Are you heading off to a summer job or internship? This could be an important step towards your future career – so get ready to make a positive first impression!
- Be on your best behavior. You are constantly building your brand and people are forming their impressions of you. The way you drive to work, pull into the parking lot, walk in the front door (you get the idea) are all opportunities for you to send positive messages or avoid negative impressions. The person you cut off on your way to your first day could be your co-worker, or worse – your boss!
- Being on time is being late. Arrive at least 10 to 15 minutes before your scheduled work time. Boot up your computer, get your coffee, turn off your cell notifications, and be ready to get to work!
- Be a resourceful solution seeker. Try to research, ask peers, and problem solve on your own. It’s much better to be able to say or show what you have done to finish the project and miss the mark, than to miss the mark without anything to show your effort. With that said – don’t spend four hours trying to solve an issue when the project is due in five hours. Know when to ask for help.
- Be professional. Dress appropriately. Put your cell phone down! Be cognizant of others in hallways, elevators, bathrooms and common areas. The people you’re encountering, at this point, are not your friends (yet), and they are not your classmates. No matter how casual it may seem, it’s a place of employment and different rules apply.

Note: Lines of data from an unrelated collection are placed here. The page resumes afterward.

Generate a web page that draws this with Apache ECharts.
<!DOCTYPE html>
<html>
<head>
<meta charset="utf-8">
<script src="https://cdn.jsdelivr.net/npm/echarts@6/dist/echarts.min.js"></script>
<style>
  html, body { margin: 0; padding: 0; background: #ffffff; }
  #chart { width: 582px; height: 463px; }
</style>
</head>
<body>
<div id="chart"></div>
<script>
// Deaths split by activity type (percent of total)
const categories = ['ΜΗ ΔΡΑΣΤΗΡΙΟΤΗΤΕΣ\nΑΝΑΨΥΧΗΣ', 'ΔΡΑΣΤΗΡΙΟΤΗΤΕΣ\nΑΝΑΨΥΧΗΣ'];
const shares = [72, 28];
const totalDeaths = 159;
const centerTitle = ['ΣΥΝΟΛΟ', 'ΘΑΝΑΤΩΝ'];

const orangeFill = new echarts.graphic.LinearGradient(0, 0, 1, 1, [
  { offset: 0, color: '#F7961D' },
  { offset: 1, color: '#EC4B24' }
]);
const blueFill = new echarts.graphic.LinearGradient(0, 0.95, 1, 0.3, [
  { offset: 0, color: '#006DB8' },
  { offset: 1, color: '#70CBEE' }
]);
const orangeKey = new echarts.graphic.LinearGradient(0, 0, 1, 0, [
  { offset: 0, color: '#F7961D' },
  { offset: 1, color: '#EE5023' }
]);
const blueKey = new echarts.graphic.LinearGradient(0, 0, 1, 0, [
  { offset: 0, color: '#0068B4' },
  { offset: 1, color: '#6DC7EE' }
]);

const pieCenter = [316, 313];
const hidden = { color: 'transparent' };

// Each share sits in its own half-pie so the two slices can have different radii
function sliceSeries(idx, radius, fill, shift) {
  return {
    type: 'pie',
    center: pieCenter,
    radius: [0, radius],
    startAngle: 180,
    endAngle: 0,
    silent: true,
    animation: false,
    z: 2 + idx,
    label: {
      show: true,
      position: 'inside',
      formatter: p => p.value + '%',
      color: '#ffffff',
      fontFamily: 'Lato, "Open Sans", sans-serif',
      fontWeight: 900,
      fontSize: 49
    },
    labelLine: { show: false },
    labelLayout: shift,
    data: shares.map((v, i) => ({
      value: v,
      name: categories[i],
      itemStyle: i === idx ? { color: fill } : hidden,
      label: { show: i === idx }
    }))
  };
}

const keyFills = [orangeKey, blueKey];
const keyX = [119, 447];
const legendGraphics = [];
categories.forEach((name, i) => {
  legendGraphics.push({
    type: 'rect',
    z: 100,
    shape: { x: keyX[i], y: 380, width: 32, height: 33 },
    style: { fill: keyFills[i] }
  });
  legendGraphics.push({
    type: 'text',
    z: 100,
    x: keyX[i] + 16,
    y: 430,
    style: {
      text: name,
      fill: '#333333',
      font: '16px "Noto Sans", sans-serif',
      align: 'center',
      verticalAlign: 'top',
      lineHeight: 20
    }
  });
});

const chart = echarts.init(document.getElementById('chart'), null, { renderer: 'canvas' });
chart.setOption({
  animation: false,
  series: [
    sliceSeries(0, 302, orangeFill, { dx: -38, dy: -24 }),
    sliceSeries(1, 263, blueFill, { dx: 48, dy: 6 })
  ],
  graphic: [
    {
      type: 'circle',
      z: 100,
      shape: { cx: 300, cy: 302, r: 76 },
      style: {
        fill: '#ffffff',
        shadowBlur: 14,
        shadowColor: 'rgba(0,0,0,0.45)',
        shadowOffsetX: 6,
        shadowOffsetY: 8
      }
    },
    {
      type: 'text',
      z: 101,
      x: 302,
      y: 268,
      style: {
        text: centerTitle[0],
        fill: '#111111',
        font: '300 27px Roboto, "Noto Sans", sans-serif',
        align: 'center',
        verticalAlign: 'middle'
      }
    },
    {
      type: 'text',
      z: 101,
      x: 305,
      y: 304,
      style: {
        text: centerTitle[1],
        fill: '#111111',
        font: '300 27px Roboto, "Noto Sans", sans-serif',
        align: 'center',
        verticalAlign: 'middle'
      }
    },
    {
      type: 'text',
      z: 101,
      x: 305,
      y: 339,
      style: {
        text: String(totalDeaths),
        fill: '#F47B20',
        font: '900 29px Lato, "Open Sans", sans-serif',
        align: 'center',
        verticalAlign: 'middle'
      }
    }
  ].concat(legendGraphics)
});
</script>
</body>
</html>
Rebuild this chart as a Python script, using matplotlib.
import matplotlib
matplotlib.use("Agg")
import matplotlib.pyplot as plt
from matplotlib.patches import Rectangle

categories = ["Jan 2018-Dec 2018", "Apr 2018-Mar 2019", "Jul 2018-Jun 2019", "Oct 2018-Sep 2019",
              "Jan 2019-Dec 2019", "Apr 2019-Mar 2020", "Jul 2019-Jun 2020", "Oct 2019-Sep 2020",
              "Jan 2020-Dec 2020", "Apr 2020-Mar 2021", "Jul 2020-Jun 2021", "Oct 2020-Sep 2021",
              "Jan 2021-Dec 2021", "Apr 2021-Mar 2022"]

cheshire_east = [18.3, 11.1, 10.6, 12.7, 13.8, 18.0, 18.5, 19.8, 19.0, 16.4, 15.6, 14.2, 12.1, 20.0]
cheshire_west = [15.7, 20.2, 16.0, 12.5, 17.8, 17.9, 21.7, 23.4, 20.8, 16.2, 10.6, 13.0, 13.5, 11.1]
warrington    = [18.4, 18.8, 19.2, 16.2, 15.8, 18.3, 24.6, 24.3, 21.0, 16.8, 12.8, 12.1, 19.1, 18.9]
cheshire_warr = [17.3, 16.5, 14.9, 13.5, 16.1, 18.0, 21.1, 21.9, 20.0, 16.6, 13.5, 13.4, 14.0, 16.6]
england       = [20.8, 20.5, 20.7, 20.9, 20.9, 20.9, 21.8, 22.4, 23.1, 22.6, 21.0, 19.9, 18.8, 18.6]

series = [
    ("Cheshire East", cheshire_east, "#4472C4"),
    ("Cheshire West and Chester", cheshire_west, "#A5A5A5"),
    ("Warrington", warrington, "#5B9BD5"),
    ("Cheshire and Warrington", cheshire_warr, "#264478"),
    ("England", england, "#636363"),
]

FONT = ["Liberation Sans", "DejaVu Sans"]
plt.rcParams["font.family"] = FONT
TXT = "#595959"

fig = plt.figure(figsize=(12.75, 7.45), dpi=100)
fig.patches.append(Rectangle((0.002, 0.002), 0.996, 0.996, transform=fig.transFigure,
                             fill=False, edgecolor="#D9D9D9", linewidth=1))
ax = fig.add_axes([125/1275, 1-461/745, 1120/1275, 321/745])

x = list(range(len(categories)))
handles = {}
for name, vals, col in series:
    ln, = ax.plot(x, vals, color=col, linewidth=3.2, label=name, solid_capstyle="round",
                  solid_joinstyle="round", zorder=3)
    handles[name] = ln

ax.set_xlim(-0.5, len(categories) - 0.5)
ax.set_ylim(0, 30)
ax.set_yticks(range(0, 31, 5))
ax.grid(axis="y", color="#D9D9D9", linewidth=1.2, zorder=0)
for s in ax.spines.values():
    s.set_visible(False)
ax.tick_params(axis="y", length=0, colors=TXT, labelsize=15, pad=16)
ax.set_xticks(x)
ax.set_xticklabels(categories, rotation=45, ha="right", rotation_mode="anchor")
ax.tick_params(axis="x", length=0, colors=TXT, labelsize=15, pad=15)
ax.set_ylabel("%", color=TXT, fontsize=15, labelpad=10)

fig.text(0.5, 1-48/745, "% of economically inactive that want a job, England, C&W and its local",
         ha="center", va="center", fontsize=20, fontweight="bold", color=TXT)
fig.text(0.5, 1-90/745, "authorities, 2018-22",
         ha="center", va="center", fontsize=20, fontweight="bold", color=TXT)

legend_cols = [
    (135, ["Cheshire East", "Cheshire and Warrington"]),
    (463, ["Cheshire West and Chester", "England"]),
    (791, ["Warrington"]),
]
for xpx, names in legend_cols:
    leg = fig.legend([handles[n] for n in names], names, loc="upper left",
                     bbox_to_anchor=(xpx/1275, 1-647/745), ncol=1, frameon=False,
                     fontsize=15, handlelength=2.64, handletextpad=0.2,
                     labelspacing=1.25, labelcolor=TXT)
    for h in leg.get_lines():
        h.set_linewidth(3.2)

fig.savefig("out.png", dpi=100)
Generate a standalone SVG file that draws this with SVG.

- Make your own assessments. As you work, take time to observe the culture, management styles, people, and processes. Can you see yourself fitting in and thriving at this company? If yes, be sure to share that, when appropriate. Connect with your co-workers and contacts on LinkedIn before you leave at end of summer, send thank you letters that express why you liked it and what you learned, and stay in touch. If you did not like it, don’t broadcast your disinterest. Instead, connect with your co-workers and contacts on LinkedIn before you leave and send thank you letters that express what you learned. You never know who you may meet again at another organization.